──────── Raw data

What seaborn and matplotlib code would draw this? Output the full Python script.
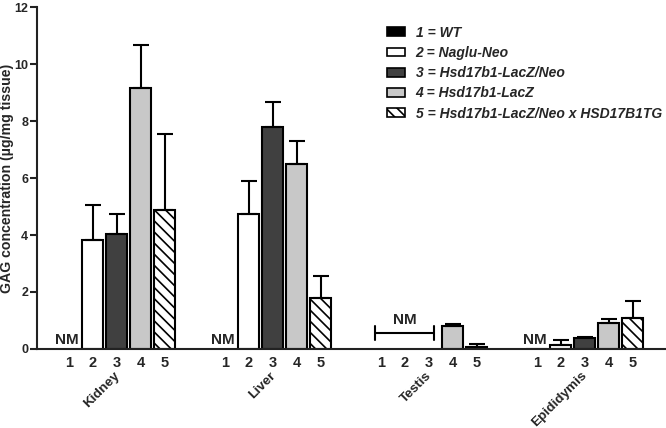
import numpy as np
import pandas as pd
import matplotlib
matplotlib.use("Agg")
import matplotlib.pyplot as plt
import matplotlib.transforms as mtransforms
from matplotlib.patches import Patch
import seaborn as sns

# ---------------- data ----------------
tissues = ["Kidney", "Liver", "Testis", "Epididymis"]
genotypes = ["1 = WT", "2 = Naglu-Neo", "3 = Hsd17b1-LacZ/Neo",
             "4 = Hsd17b1-LacZ", "5 = Hsd17b1-LacZ/Neo x HSD17B1TG"]
bar_labels = ["1", "2", "3", "4", "5"]
nan = np.nan
kidney_mean = [nan, 3.83, 4.02, 9.17, 4.86]
kidney_sd = [nan, 1.23, 0.70, 1.51, 2.67]
liver_mean = [nan, 4.74, 7.79, 6.48, 1.80]
liver_sd = [nan, 1.16, 0.86, 0.81, 0.75]
testis_mean = [nan, nan, nan, 0.80, 0.06]
testis_sd = [nan, nan, nan, 0.07, 0.12]
epid_mean = [0.01, 0.14, 0.37, 0.90, 1.07]
epid_sd = [0.0, 0.18, 0.05, 0.15, 0.63]
means = [kidney_mean, liver_mean, testis_mean, epid_mean]
sds = [kidney_sd, liver_sd, testis_sd, epid_sd]

colors = ["#000000", "#ffffff", "#404040", "#c8c8c8", "#ffffff"]
hatches = ["", "", "", "", "\\\\\\"]

group_step = 6.5
rows = []
for gi, t in enumerate(tissues):
    for bi, g in enumerate(genotypes):
        rows.append(dict(tissue=t, genotype=g, pos=gi * group_step + bi,
                         mean=means[gi][bi], sd=sds[gi][bi]))
df = pd.DataFrame(rows)

# ---------------- style ----------------
sns.set_style("ticks")
plt.rcParams["font.family"] = ["Liberation Sans", "DejaVu Sans"]
plt.rcParams["font.weight"] = "bold"
plt.rcParams["hatch.linewidth"] = 1.2
plt.rcParams["hatch.color"] = "black"

fig = plt.figure(figsize=(6.66, 4.28), dpi=100)
ax = fig.add_axes([0.0556, 0.1846, 0.9424, 0.799])

plot_df = df.dropna(subset=["mean"])
sns.barplot(data=plot_df, x="pos", y="mean", hue="genotype", hue_order=genotypes,
            palette=dict(zip(genotypes, colors)), native_scale=True, dodge=False,
            width=0.88, errorbar=None, edgecolor="black", linewidth=1.5,
            legend=False, ax=ax)

for cont, h in zip(ax.containers, hatches):
    for p in cont:
        p.set_hatch(h)
        p.set_edgecolor("black")
        p.set_linewidth(1.5)

eb = plot_df.dropna(subset=["sd"])
eb = eb[eb["sd"] > 0]
ax.errorbar(eb["pos"], eb["mean"], yerr=[np.zeros(len(eb)), eb["sd"]],
            fmt="none", ecolor="black", elinewidth=1.5, capsize=5.5,
            capthick=1.5, zorder=1)

# NM markers
nm_kw = dict(ha="center", va="center", fontsize=11, fontweight="bold")
first_pos = df[df.genotype == genotypes[0]].pos.values
for gi in (0, 1, 3):
    ax.text(first_pos[gi] - 0.1, 0.32, "NM", **nm_kw)
tp = df[df.tissue == "Testis"].pos.values
ax.plot([tp[0] - 0.25, tp[2] + 0.2], [0.55, 0.55], color="black", lw=1.5)
for xx in (tp[0] - 0.25, tp[2] + 0.2):
    ax.plot([xx, xx], [0.3, 0.8], color="black", lw=1.5)
ax.text(tp[1], 0.78, "NM", ha="center", va="bottom", fontsize=11, fontweight="bold")

# axes
ax.set_xlim(-1.33, 3 * group_step + 4 + 1.33)
ax.set_ylim(0, 12)
ax.set_yticks(np.arange(0, 13, 2))
ax.set_xticks(df.pos.values)
ax.set_xticklabels(bar_labels * len(tissues), fontsize=10.5, fontweight="bold")
ax.tick_params(axis="x", length=0, pad=5)
ax.tick_params(axis="y", length=5, width=1.5, labelsize=9, color="#222222", pad=1.5)
ax.set_xlabel("")
ax.set_ylabel("GAG concentration (\u00b5g/mg tissue)", fontsize=10.2,
              fontweight="bold")
ax.yaxis.set_label_coords(-0.036, 0.5)
sns.despine(ax=ax)
for s in ("left", "bottom"):
    ax.spines[s].set_linewidth(1.5)
    ax.spines[s].set_color("#222222")

trans = mtransforms.blended_transform_factory(ax.transData, ax.transAxes)
for gi, t in enumerate(tissues):
    c = gi * group_step + 2
    ax.text(c + 0.2, -0.06, t, rotation=45, ha="right", va="top",
            transform=trans, fontsize=9.7, fontweight="bold")

handles = [Patch(facecolor=c, edgecolor="black", hatch=h, linewidth=1.2)
           for c, h in zip(colors, hatches)]
leg = ax.legend(handles, genotypes, loc="upper left", bbox_to_anchor=(0.548, 0.962),
                frameon=False, handlelength=1.35, handleheight=0.6,
                handletextpad=0.75, labelspacing=0.45, borderaxespad=0,
                prop=dict(family="Liberation Sans", weight="bold", style="italic", size=10))

fig.savefig("out.png", dpi=100)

────────────────

▶ Exercise goal: Reproduce the listing above exactly, excluding all pictures.

▶ Written solution:
What seaborn and matplotlib code would draw this? Output the full Python script.
import numpy as np
import pandas as pd
import matplotlib
matplotlib.use("Agg")
import matplotlib.pyplot as plt
import matplotlib.transforms as mtransforms
from matplotlib.patches import Patch
import seaborn as sns

# ---------------- data ----------------
tissues = ["Kidney", "Liver", "Testis", "Epididymis"]
genotypes = ["1 = WT", "2 = Naglu-Neo", "3 = Hsd17b1-LacZ/Neo",
             "4 = Hsd17b1-LacZ", "5 = Hsd17b1-LacZ/Neo x HSD17B1TG"]
bar_labels = ["1", "2", "3", "4", "5"]
nan = np.nan
kidney_mean = [nan, 3.83, 4.02, 9.17, 4.86]
kidney_sd = [nan, 1.23, 0.70, 1.51, 2.67]
liver_mean = [nan, 4.74, 7.79, 6.48, 1.80]
liver_sd = [nan, 1.16, 0.86, 0.81, 0.75]
testis_mean = [nan, nan, nan, 0.80, 0.06]
testis_sd = [nan, nan, nan, 0.07, 0.12]
epid_mean = [0.01, 0.14, 0.37, 0.90, 1.07]
epid_sd = [0.0, 0.18, 0.05, 0.15, 0.63]
means = [kidney_mean, liver_mean, testis_mean, epid_mean]
sds = [kidney_sd, liver_sd, testis_sd, epid_sd]

colors = ["#000000", "#ffffff", "#404040", "#c8c8c8", "#ffffff"]
hatches = ["", "", "", "", "\\\\\\"]

group_step = 6.5
rows = []
for gi, t in enumerate(tissues):
    for bi, g in enumerate(genotypes):
        rows.append(dict(tissue=t, genotype=g, pos=gi * group_step + bi,
                         mean=means[gi][bi], sd=sds[gi][bi]))
df = pd.DataFrame(rows)

# ---------------- style ----------------
sns.set_style("ticks")
plt.rcParams["font.family"] = ["Liberation Sans", "DejaVu Sans"]
plt.rcParams["font.weight"] = "bold"
plt.rcParams["hatch.linewidth"] = 1.2
plt.rcParams["hatch.color"] = "black"

fig = plt.figure(figsize=(6.66, 4.28), dpi=100)
ax = fig.add_axes([0.0556, 0.1846, 0.9424, 0.799])

plot_df = df.dropna(subset=["mean"])
sns.barplot(data=plot_df, x="pos", y="mean", hue="genotype", hue_order=genotypes,
            palette=dict(zip(genotypes, colors)), native_scale=True, dodge=False,
            width=0.88, errorbar=None, edgecolor="black", linewidth=1.5,
            legend=False, ax=ax)

for cont, h in zip(ax.containers, hatches):
    for p in cont:
        p.set_hatch(h)
        p.set_edgecolor("black")
        p.set_linewidth(1.5)

eb = plot_df.dropna(subset=["sd"])
eb = eb[eb["sd"] > 0]
ax.errorbar(eb["pos"], eb["mean"], yerr=[np.zeros(len(eb)), eb["sd"]],
            fmt="none", ecolor="black", elinewidth=1.5, capsize=5.5,
            capthick=1.5, zorder=1)

# NM markers
nm_kw = dict(ha="center", va="center", fontsize=11, fontweight="bold")
first_pos = df[df.genotype == genotypes[0]].pos.values
for gi in (0, 1, 3):
    ax.text(first_pos[gi] - 0.1, 0.32, "NM", **nm_kw)
tp = df[df.tissue == "Testis"].pos.values
ax.plot([tp[0] - 0.25, tp[2] + 0.2], [0.55, 0.55], color="black", lw=1.5)
for xx in (tp[0] - 0.25, tp[2] + 0.2):
    ax.plot([xx, xx], [0.3, 0.8], color="black", lw=1.5)
ax.text(tp[1], 0.78, "NM", ha="center", va="bottom", fontsize=11, fontweight="bold")

# axes
ax.set_xlim(-1.33, 3 * group_step + 4 + 1.33)
ax.set_ylim(0, 12)
ax.set_yticks(np.arange(0, 13, 2))
ax.set_xticks(df.pos.values)
ax.set_xticklabels(bar_labels * len(tissues), fontsize=10.5, fontweight="bold")
ax.tick_params(axis="x", length=0, pad=5)
ax.tick_params(axis="y", length=5, width=1.5, labelsize=9, color="#222222", pad=1.5)
ax.set_xlabel("")
ax.set_ylabel("GAG concentration (\u00b5g/mg tissue)", fontsize=10.2,
              fontweight="bold")
ax.yaxis.set_label_coords(-0.036, 0.5)
sns.despine(ax=ax)
for s in ("left", "bottom"):
    ax.spines[s].set_linewidth(1.5)
    ax.spines[s].set_color("#222222")

trans = mtransforms.blended_transform_factory(ax.transData, ax.transAxes)
for gi, t in enumerate(tissues):
    c = gi * group_step + 2
    ax.text(c + 0.2, -0.06, t, rotation=45, ha="right", va="top",
            transform=trans, fontsize=9.7, fontweight="bold")

handles = [Patch(facecolor=c, edgecolor="black", hatch=h, linewidth=1.2)
           for c, h in zip(colors, hatches)]
leg = ax.legend(handles, genotypes, loc="upper left", bbox_to_anchor=(0.548, 0.962),
                frameon=False, handlelength=1.35, handleheight=0.6,
                handletextpad=0.75, labelspacing=0.45, borderaxespad=0,
                prop=dict(family="Liberation Sans", weight="bold", style="italic", size=10))

fig.savefig("out.png", dpi=100)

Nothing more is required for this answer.